Hyperion by Dan Simmons
I have to say this might be the book (among both SF and non-SF books) that had the biggest impact on me.
The story in a few words: among the hundreds of billions of humans spread over the galaxy, seven pilgrims are “randomly” selected each year to travel to the mysterious Time Tombs located on the planet Hyperion. Nobody has ever seen any of the pilgrims coming back before. Thus, our seven pilgrims decide to share their own past (a la ‘The Canterbury Tales’) to find out a common thread that could save them. Add to that the imminent attack of the Ousters (a branch of humankind that left hundreds of years before to live in the void of interstellar space), the influence of the millions of AI forming the TechnoCore, the deadly Shrike following the pilgrims in the shadows and the cybrid (clone) of the late poet John Keats and you have one of the best space-opera/humanist book ever written.

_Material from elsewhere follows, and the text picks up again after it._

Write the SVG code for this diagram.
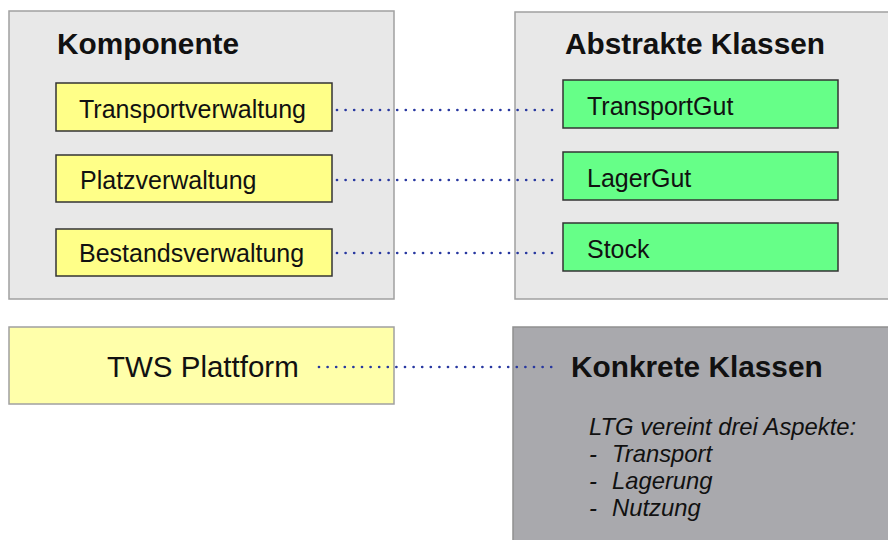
<svg xmlns="http://www.w3.org/2000/svg" width="888" height="540" viewBox="0 0 888 540">
<style>
.cont{fill:#e8e8e8;stroke:#a0a0a0;stroke-width:1.5}
.yel{fill:#ffff88;stroke:#333;stroke-width:1.5}
.grn{fill:#66ff88;stroke:#333;stroke-width:1.5}
.t{font-family:"Liberation Sans",Arial,sans-serif;fill:#111}
.h{font-size:29.8px;font-weight:bold}
.n{font-size:25px}
.i{font-size:23.8px;font-style:italic}
.dot{stroke:#2838a0;stroke-width:2.7;stroke-linecap:round;stroke-dasharray:0 8.6;fill:none}
</style>
<rect width="888" height="540" fill="#fff"/>
<g id="komponente">
<rect class="cont" x="9" y="11" width="385" height="288"/>
<text class="t h" x="57" y="54">Komponente</text>
</g>
<g id="abstrakte">
<rect class="cont" x="515" y="12" width="380" height="287"/>
<text class="t h" x="565" y="54">Abstrakte Klassen</text>
</g>
<g id="connectors">
<line class="dot" x1="337" y1="110" x2="553" y2="110"/>
<line class="dot" x1="337" y1="180" x2="553" y2="180"/>
<line class="dot" x1="337" y1="253" x2="553" y2="253"/>
</g>
<g id="transportverwaltung">
<rect class="yel" x="56" y="83" width="276" height="48"/>
<text class="t n" x="79" y="118">Transportverwaltung</text>
</g>
<g id="platzverwaltung">
<rect class="yel" x="56" y="155" width="276" height="47"/>
<text class="t n" x="80" y="189">Platzverwaltung</text>
</g>
<g id="bestandsverwaltung">
<rect class="yel" x="56" y="229" width="276" height="47"/>
<text class="t n" x="79" y="262">Bestandsverwaltung</text>
</g>
<g id="transportgut">
<rect class="grn" x="563" y="80" width="275" height="48"/>
<text class="t n" x="587" y="115">TransportGut</text>
</g>
<g id="lagergut">
<rect class="grn" x="563" y="152" width="275" height="48"/>
<text class="t n" x="587" y="187">LagerGut</text>
</g>
<g id="stock">
<rect class="grn" x="563" y="223" width="275" height="48"/>
<text class="t n" x="587" y="258">Stock</text>
</g>
<g id="tws">
<rect x="9" y="327" width="385" height="77" fill="#ffffaa" stroke="#a0a0a0" stroke-width="1.5"/>
<text class="t" x="107" y="377" font-size="29.5">TWS Plattform</text>
</g>
<g id="konkrete">
<rect x="513" y="327" width="380" height="220" fill="#a9a9ad" stroke="#909090" stroke-width="1.5"/>
<text class="t h" x="571" y="377">Konkrete Klassen</text>
<text class="t i" x="589" y="435">LTG vereint drei Aspekte:</text>
<text class="t i" y="462"><tspan x="589">-</tspan><tspan x="612">Transport</tspan></text>
<text class="t i" y="489"><tspan x="589">-</tspan><tspan x="612">Lagerung</tspan></text>
<text class="t i" y="516"><tspan x="589">-</tspan><tspan x="612">Nutzung</tspan></text>
</g>
<g id="connectors2">
<line class="dot" x1="319" y1="367" x2="553" y2="367"/>
</g>
</svg>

Each chapter of the tale of the pilgrimage to Hyperion is followed by the story of one of the pilgrims and each one of them is written in a different literary style (one is a noir cyber detective story, another is a personal diary, a love story, …).
The first book (which won the Hugo prize in 1989) was immediately followed by 'The Fall of Hyperion" and a few years later by another cycle taking place a few centuries later (“Endymion” and “The Rise of Endymion”).